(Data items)
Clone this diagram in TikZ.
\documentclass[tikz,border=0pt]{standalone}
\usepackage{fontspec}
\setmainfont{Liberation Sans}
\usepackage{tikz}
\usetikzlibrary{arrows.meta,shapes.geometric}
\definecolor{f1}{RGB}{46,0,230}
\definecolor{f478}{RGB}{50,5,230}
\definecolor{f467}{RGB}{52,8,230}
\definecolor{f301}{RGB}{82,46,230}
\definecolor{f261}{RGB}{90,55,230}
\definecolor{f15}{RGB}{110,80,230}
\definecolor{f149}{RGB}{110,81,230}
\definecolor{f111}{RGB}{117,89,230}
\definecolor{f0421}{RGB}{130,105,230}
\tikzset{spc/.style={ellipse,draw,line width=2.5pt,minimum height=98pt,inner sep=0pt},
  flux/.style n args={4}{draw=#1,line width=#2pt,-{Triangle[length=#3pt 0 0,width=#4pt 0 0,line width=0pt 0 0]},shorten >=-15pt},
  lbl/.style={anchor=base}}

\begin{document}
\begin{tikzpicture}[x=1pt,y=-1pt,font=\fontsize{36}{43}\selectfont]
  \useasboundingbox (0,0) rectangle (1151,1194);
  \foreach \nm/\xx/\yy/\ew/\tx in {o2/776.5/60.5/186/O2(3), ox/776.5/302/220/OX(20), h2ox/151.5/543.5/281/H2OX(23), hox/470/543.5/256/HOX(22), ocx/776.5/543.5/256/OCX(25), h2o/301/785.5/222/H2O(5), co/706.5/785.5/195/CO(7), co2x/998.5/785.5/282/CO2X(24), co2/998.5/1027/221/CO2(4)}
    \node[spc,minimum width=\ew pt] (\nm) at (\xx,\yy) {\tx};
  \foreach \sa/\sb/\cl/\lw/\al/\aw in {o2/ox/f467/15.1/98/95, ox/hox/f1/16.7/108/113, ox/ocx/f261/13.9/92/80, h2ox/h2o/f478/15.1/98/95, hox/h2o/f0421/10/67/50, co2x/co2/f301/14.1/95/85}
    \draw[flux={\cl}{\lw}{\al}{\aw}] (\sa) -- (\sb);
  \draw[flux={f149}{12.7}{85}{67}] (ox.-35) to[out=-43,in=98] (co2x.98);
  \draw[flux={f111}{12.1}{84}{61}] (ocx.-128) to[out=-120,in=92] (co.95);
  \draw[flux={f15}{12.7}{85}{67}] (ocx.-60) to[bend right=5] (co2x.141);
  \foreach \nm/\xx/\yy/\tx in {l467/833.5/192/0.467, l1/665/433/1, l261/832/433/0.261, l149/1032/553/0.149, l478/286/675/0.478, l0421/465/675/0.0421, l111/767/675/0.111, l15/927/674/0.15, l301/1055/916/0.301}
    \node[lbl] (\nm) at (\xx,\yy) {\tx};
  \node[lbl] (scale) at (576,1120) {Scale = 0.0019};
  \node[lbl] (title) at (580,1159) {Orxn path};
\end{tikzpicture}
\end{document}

---

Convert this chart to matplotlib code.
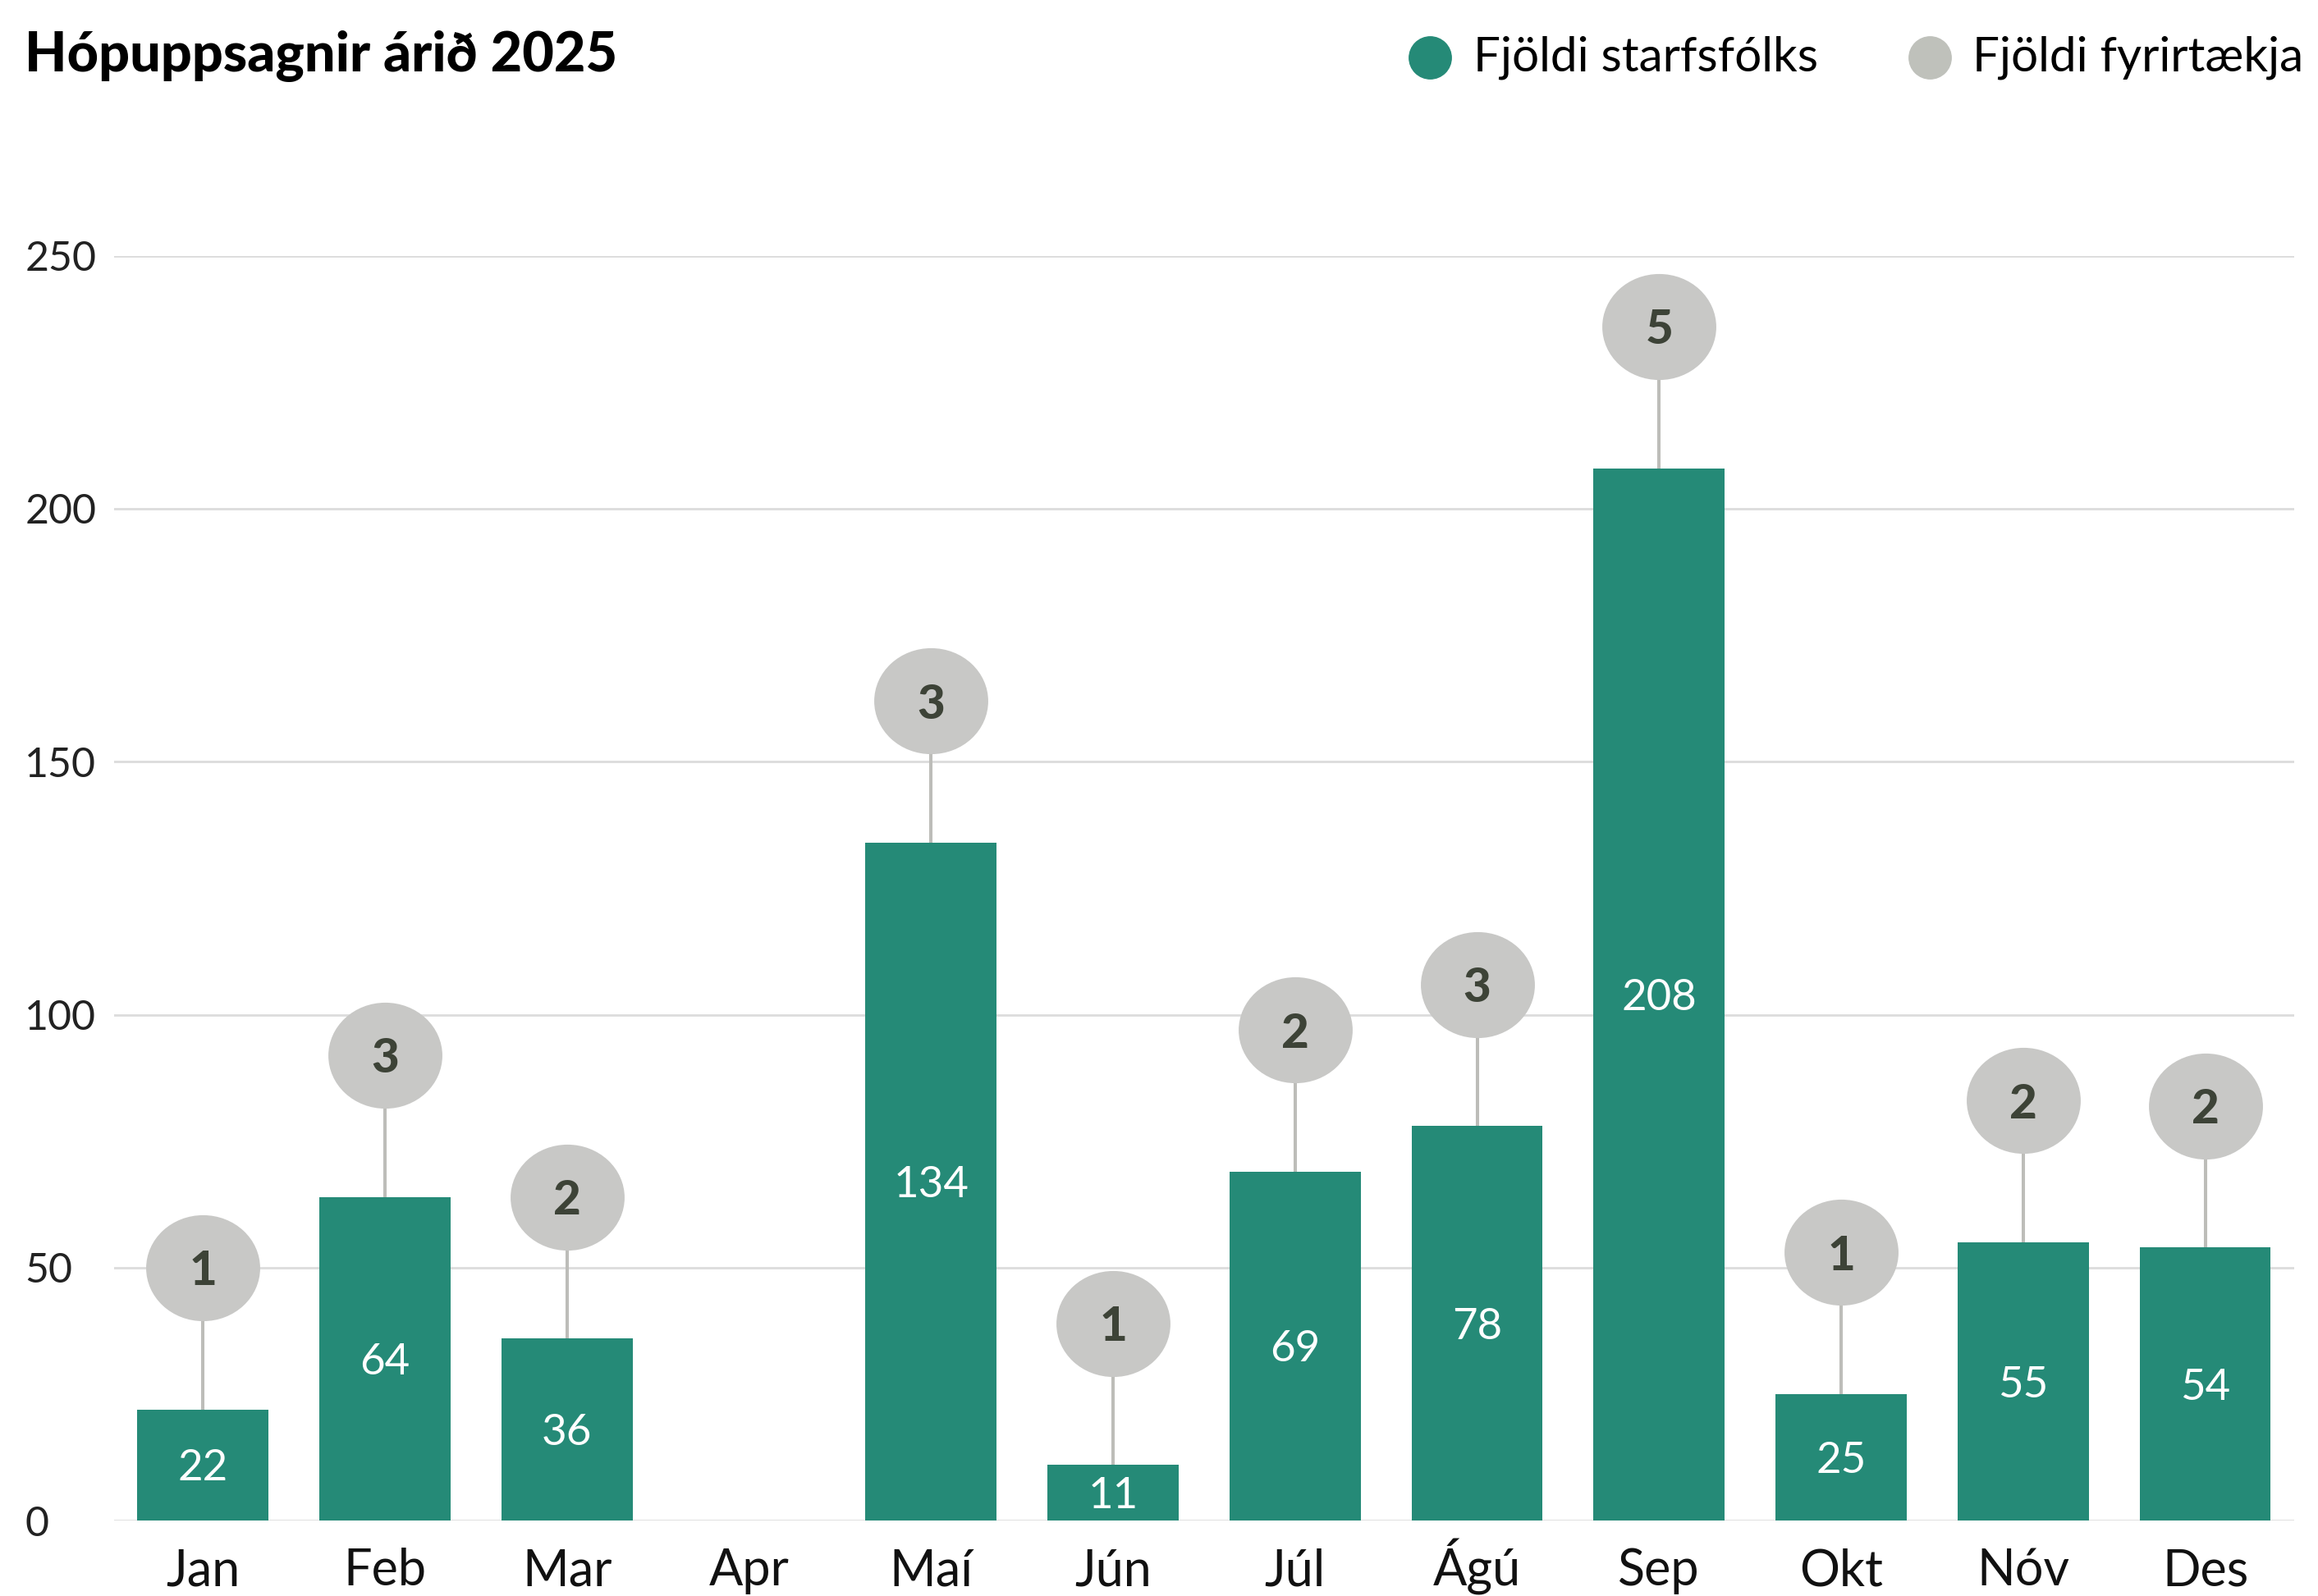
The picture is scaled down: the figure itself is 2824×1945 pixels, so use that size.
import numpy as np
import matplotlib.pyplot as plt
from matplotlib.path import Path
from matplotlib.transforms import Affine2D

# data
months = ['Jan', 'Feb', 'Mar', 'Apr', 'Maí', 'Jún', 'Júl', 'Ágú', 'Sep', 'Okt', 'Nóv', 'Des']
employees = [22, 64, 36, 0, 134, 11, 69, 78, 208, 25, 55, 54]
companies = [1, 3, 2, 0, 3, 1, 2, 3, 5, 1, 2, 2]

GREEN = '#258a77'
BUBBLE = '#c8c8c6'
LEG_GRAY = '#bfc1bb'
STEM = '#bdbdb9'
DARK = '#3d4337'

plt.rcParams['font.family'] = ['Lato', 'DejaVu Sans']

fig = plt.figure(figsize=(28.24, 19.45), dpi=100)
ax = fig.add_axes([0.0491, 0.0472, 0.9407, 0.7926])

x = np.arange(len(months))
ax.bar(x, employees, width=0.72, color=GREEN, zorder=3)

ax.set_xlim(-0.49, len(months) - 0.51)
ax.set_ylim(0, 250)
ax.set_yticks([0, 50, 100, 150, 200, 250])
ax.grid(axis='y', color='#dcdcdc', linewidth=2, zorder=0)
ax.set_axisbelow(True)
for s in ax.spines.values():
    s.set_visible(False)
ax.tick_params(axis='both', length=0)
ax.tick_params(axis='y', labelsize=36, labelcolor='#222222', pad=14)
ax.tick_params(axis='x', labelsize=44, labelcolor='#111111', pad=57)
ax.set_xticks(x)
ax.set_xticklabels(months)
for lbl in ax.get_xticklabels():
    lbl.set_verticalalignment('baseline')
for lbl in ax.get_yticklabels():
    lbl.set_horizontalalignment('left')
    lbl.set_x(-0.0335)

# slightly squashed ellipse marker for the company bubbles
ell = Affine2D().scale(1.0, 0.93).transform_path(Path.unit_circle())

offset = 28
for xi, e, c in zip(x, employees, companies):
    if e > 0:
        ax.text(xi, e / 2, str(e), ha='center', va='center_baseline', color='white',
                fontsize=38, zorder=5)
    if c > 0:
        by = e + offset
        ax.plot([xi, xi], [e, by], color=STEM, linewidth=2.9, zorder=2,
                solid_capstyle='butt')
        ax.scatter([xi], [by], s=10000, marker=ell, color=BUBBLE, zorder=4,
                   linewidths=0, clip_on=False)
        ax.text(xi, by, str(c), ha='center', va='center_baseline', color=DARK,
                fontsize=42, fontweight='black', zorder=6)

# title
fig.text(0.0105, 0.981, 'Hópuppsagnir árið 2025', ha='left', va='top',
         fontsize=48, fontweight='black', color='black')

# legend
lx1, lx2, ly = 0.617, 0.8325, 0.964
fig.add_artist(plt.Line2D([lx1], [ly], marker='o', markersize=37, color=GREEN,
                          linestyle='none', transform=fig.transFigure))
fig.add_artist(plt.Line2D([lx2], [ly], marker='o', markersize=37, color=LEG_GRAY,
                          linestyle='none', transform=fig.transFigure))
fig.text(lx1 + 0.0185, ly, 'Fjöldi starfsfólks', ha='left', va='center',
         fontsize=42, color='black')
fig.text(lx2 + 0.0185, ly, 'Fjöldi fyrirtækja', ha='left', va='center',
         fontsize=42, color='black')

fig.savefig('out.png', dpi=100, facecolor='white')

▸ The request
Begin at the line that has "The picture is"; stop after the line that has "3, 5, 1, 2, 2]". Copy every line in that span exactly.

▸ Exercise answer
The picture is scaled down: the figure itself is 2824×1945 pixels, so use that size.
import numpy as np
import matplotlib.pyplot as plt
from matplotlib.path import Path
from matplotlib.transforms import Affine2D

# data
months = ['Jan', 'Feb', 'Mar', 'Apr', 'Maí', 'Jún', 'Júl', 'Ágú', 'Sep', 'Okt', 'Nóv', 'Des']
employees = [22, 64, 36, 0, 134, 11, 69, 78, 208, 25, 55, 54]
companies = [1, 3, 2, 0, 3, 1, 2, 3, 5, 1, 2, 2]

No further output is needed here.